New is a blessing and a curse

Published 6:45 pm Saturday, June 2, 2012

New! That word gets me all the time. I am a sucker for it and a marketing guru’s dream customer. If a label has that word splashed across it, I am, without a doubt, going to purchase the item. But it has to be “new” not “new and improved” or worse, the “new” that is really just “repackaged.”

Now, I won’t just buy any old “new” product, it has to be one that I use or can incorporate gracefully into my lifestyle. New is the promise of hope; it is the word that makes me believe that there is something totally different with endless possibilities just waiting to be incorporated into my life. New means my oil will last longer in my engine, my clothing will certainly be whiter, my salad dressing lower in calories and more flavorful. I will pay more for something new. I just can’t help myself. “New” makes me feel like a kid at Christmas, just waiting to open the presents under the tree.

“New and improved” is never, in my opinion, improved. For me that phrase means: “We are desperate for a market share so, we have changed the scent and probably watered down the original formula in a failed attempt to coax you back as a customer.” That wording on a box will make me leave the item on a shelf every time. I won’t buy it on promo sale. I am too much of a skeptic to believe in “new and improved.”

I have noticed as of late that “new” is creeping up on “old” products just repackaged in a “new” size. Seriously, who needs 12 ounces of pasta? Where is my old, one-pound box? Everything is coming in a “new” smaller size, with a larger price tag. Companies are going green and using eco-friendly packaging in an attempt to garner support, but in return they have made the size smaller.
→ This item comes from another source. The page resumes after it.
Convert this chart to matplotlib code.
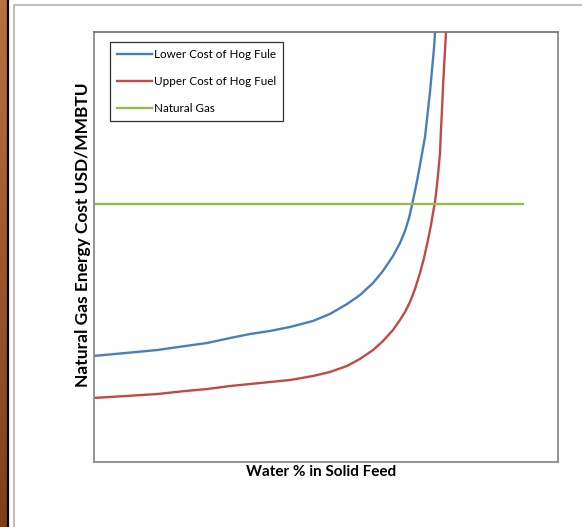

That irritates the tar out of me! I don’t want less tuna, pasta, soap or cereal; I want the standard-issue size, the amount there always has been, not the amount manufacturers want me to believe is the amount I need. Next thing you know, they are going to go to the metric system and totally mess me up.

This new downsizing has affected my ability to make certain recipes with ease. I have to refigure the entire recipe, or I have to buy twice as much, which is really one and a third times as much as before, just to get the amount called for in said recipe.  My frustration level runs so high when paying more for less, that I chuck the recipe and end up at the drive-through lane at McDonald’s!

So, although I can be manipulated, and definitely swayed with bright lights and bells and whistles, when it says “new” it had really better be “new” or else! Yes, that is a threat, dear manufacturers and companies of America, because this big, ol’, Southern Yankee, is going to open a can of you-know-what (while carrying a big stick) on you if you don’t leave well enough alone.

OK, I feel better. Thank you and good night.

———

A Yankee with a Southern soul, Gillian Pollock is a wife, mother of two ever-challenging children and director of Christian Formation at Saint Peter’s Episcopal Church in Washington.